A high-fidelity photon gun: intensity-squeezed light from a single molecule

TL;DR

This paper demonstrates a highly regular stream of single photons from an organic molecule using a planar antenna, achieving significant intensity squeezing suitable for quantum technologies.

Contribution

It introduces a novel antenna-based approach to generate intensity-squeezed light from a single molecule with improved photon collection efficiency.

Findings

Achieved 2.2 dB intensity squeezing limited by detection efficiency

Equivalent to 6.2 dB squeezing immediately after the antenna

Demonstrated the most regular single-photon stream to date

Abstract

A two-level atom cannot emit more than one photon at a time.
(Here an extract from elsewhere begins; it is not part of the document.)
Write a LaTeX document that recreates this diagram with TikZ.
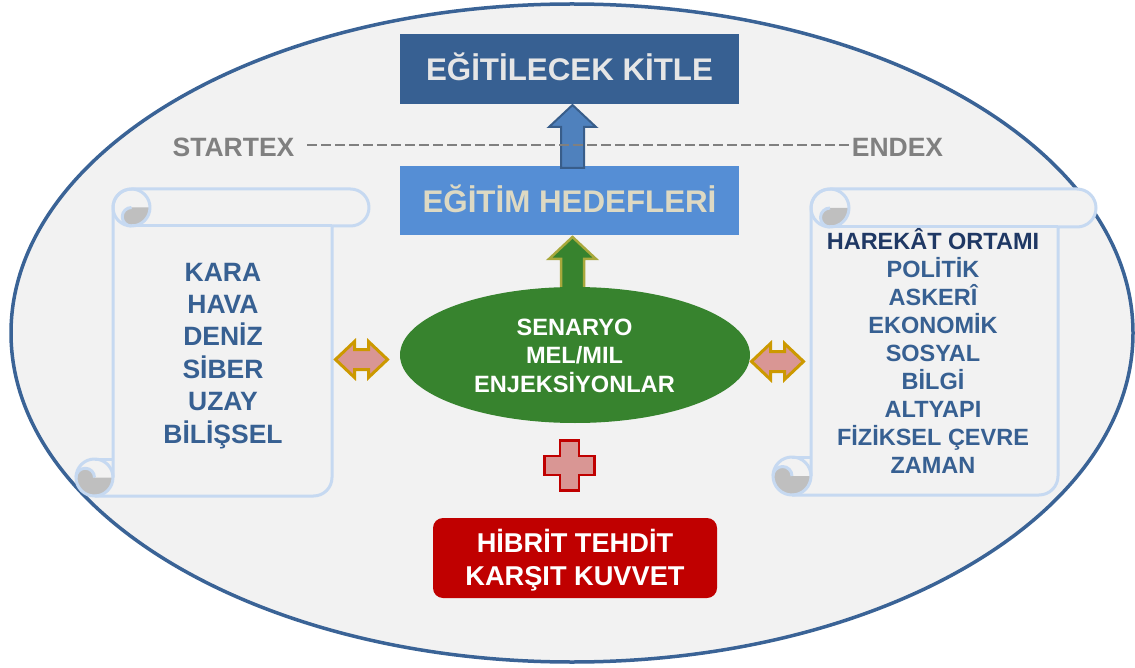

As early as the 1980s, this quantum feature was identified as a gateway to "single-photon sources", where a regular excitation sequence would create a stream of light particles with photon number fluctuations below the shot noise. Such an intensity squeezed beam of light would be desirable for a range of applications such as quantum imaging, sensing, enhanced precision measurements and information processing. However, experimental realizations of these sources have been hindered by large losses caused by low photon collection efficiencies and photophysical shortcomings. By using a planar metallo-dielectric antenna applied to an organic molecule, we demonstrate the most regular stream of single photons reported to date. Measured intensity fluctuations reveal 2.2 dB squeezing limited by our detection efficiency, equivalent to 6.2 dB intensity squeezing right after the antenna.